Seringkali kita harus lebih banyak belajar pada mereka yang tak mengenal Muslim sejak lahir.

Ada sepasang suami istri keturunan Tionghoa di Padang Arafah. Sang suami, dalam balutan ihram putihnya, tak pernah berhenti berzikir, dan air mata terus mengalir di pipinya. Sang istri mendampingi dengan terus komat kamit tanda berdoa dan berdzikir, sambil mengenakan kaca mata hitam penahan terik matahari.

Arafah memang terik luar biasa. AC dan kipas angin tak banyak membantu membuat suasana tenda menjadi dingin. Jemaah haji bergantian tidur, ibadah, dzikir dan berdoa. Tapi pasangan suami istri tadi tak henti-henti berdoa dan berdzikir. Saat yang lain sudah terlelap dalam mimpi mereka terus duduk khidmat. 

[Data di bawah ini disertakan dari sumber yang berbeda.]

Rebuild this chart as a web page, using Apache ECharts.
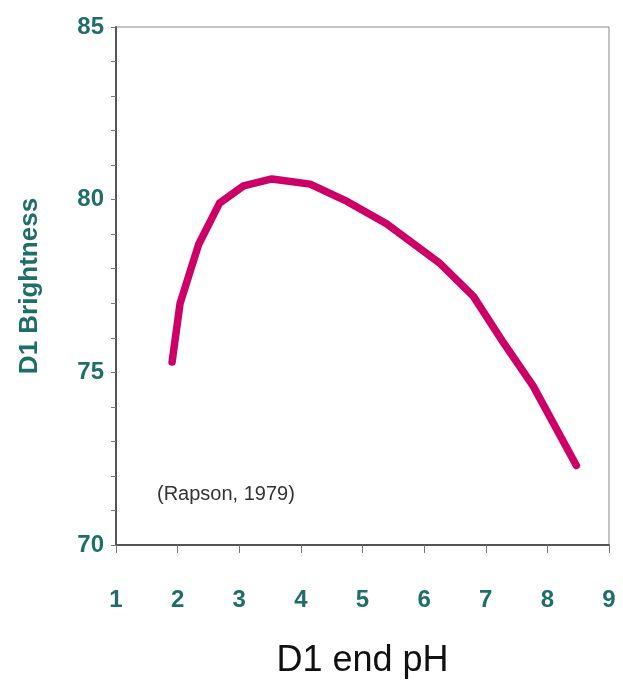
<!DOCTYPE html>
<html>
<head>
<meta charset="utf-8">
<script src="https://cdn.jsdelivr.net/npm/echarts@6/dist/echarts.min.js"></script>
<style>html,body{margin:0;padding:0;background:#fff;}#c{width:623px;height:680px;}</style>
</head>
<body>
<div id="c"></div>
<script>
var phValues = [1.91, 2.04, 2.34, 2.68, 3.07, 3.53, 4.15, 4.75, 5.39, 6.26, 6.80, 7.29, 7.77, 8.47];
var brightness = [75.3, 77.0, 78.7, 79.9, 80.4, 80.6, 80.45, 79.95, 79.3, 78.15, 77.2, 75.85, 74.6, 72.3];
var xTicks = [1, 2, 3, 4, 5, 6, 7, 8, 9];
var yTicks = [70, 75, 80, 85];
var annotation = '(Rapson, 1979)';

var teal = '#1f6e6a';
var chart = echarts.init(document.getElementById('c'), null, {renderer: 'canvas'});
chart.setOption({
  animation: false,
  backgroundColor: '#fff',
  grid: {left: 116, right: 14, top: 27, bottom: 135, show: true, borderColor: '#8a8a8a', borderWidth: 1, containLabel: false, outerBoundsMode: 'none'},
  xAxis: {
    type: 'value', min: xTicks[0], max: xTicks[xTicks.length - 1], interval: 1,
    name: 'D1 end pH', nameLocation: 'middle', nameGap: 98,
    nameTextStyle: {color: '#111', fontSize: 36, fontFamily: 'Liberation Sans, Arial'},
    axisLine: {show: true, lineStyle: {color: '#555', width: 2}},
    axisTick: {show: true, length: 8, lineStyle: {color: '#777'}},
    axisLabel: {color: teal, fontSize: 24, fontWeight: 'bold', fontFamily: 'Liberation Sans, Arial', margin: 43},
    splitLine: {show: false}
  },
  yAxis: {
    type: 'value', min: yTicks[0], max: yTicks[yTicks.length - 1], interval: 5,
    name: 'D1 Brightness', nameLocation: 'middle', nameGap: 73,
    nameTextStyle: {color: teal, fontSize: 26, fontWeight: 'bold', fontFamily: 'Liberation Sans, Arial'},
    axisLine: {show: true, lineStyle: {color: '#555', width: 2}},
    axisTick: {show: true, length: 5, lineStyle: {color: '#777'}},
    minorTick: {show: true, splitNumber: 5, length: 5, lineStyle: {color: '#777'}},
    axisLabel: {color: teal, fontSize: 24, fontWeight: 'bold', fontFamily: 'Liberation Sans, Arial', margin: 12, padding: [0, 0, 10, 0]},
    splitLine: {show: false}
  },
  series: [{
    type: 'line',
    data: phValues.map(function (x, i) { return [x, brightness[i]]; }),
    symbol: 'none',
    smooth: false,
    lineStyle: {color: '#cc0066', width: 7.5, cap: 'round', join: 'round'}
  }],
  graphic: [{
    type: 'text', left: 157, top: 484,
    style: {text: annotation, fill: '#333', fontSize: 20, fontFamily: 'Liberation Sans, Arial'}
  }]
});
</script>
</body>
</html>
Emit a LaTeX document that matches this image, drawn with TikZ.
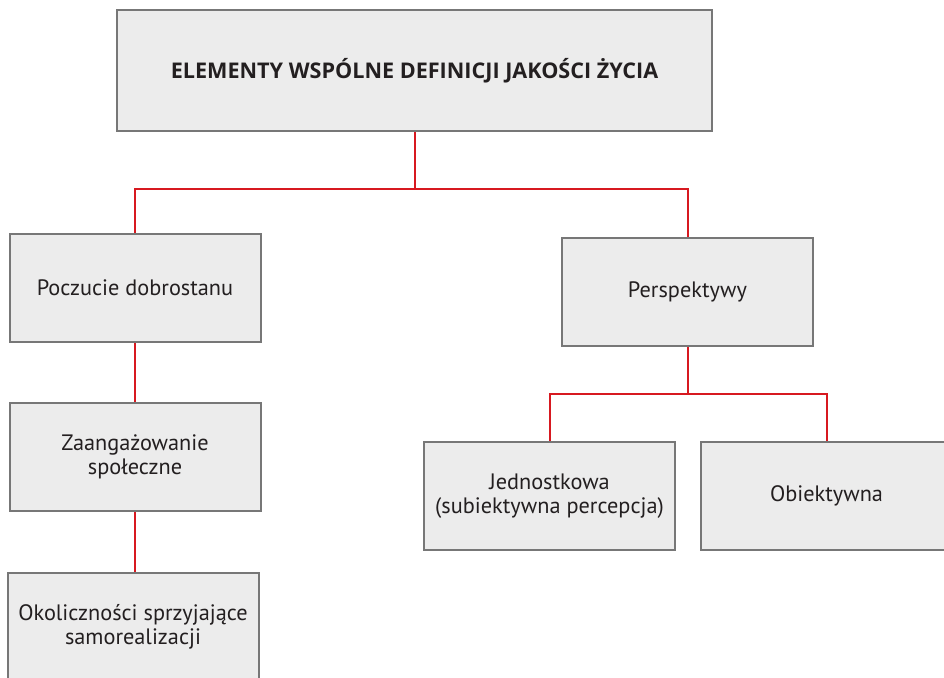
\documentclass[tikz,border=0pt]{standalone}
\usepackage{fontspec}
\setmainfont{PT Sans}
\newfontfamily\titlefont{Open Sans}
\usepackage{tikz}
\usetikzlibrary{positioning,calc}
\usepackage{xcolor}
\definecolor{BoxFill}{HTML}{ECECEC}
\definecolor{BoxLine}{HTML}{777777}
\definecolor{LinkRed}{HTML}{D71920}
\definecolor{InkGrey}{HTML}{231F20}

\begin{document}
\begin{tikzpicture}[x=1pt,y=-1pt,
    box/.style={draw=BoxLine,line width=2pt,fill=BoxFill,text=InkGrey,align=center,
      minimum width=251pt,minimum height=108pt,inner sep=0pt,
      font=\fontsize{22.3}{23.5}\selectfont},
    link/.style={draw=LinkRed,line width=2pt}]
  \useasboundingbox (0,0) rectangle (944,677);
  \clip (0,0) rectangle (944,677);
  % boxes
  \node[box,minimum width=595pt,minimum height=121pt,font=\titlefont\fontsize{21.6}{24}\selectfont\bfseries] (top) at (414.5,70.5) {ELEMENTY WSPÓLNE DEFINICJI JAKOŚCI ŻYCIA};
  \node[box] (pocz) at (135,288) {Poczucie dobrostanu};
  \node[box] (zaang) at (135,457) {Zaangażowanie\\społeczne};
  \node[box] (okol) at (133,627) {Okoliczności sprzyjające\\samorealizacji};
  \node[box] (persp) at (687.5,292) {Perspektywy};
  \node[box] (jedn) at (549.5,496) {Jednostkowa\\(subiektywna percepcja)};
  \node[box] (obiek) at (826.5,496) {Obiektywna};
  % connectors
  \coordinate (split1) at ($(top.south)+(0,57)$);
  \coordinate (split2) at ($(persp.south)+(0,47)$);
  \draw[link] (top.south) -- (split1) -| (pocz.north);
  \draw[link] (split1) -| (persp.north);
  \draw[link] (pocz.south) -- (zaang.north);
  \draw[link] (zaang.south) -- (zaang.south |- okol.north);
  \draw[link] (persp.south) -- (split2) -| (jedn.north);
  \draw[link] (split2) -| (obiek.north);
\end{tikzpicture}
\end{document}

Maka para jemaah lain pun kagum dan takjub akan kerajinan suami istri ini. Selesai wuquf Arafah para jemaah lain pun penasaran dan ingin mengenal lebih dekat pasangan ini. Dan sang suami pun bercerita mengenai pengalamannya dengan Islam.

Rupanya kakaknya yang lebih dulu masuk Islam, diam-diam. Ia tak ingin keluarganya tahu. Saat kakaknya berpulang ke Rahmatullah, tetangganya ngotot membawanya ke masjid untuk dishalatkan. 

"Saat jenazah kakak saya sudah diletakkan di depan imam, saya pun bertanya, apakah Non Muslim boleh masuk masjid. Mereka bialng, 'boleh.' Lalu saya buka sandal untuk masuk masjid perlahan-lahan. Tiba-tiba badan saya bergetar. Itulah pengalaman pertama saya masuk masjid. Saya seperti merasa ada tenaga besar masuk dalam tubuh saya. 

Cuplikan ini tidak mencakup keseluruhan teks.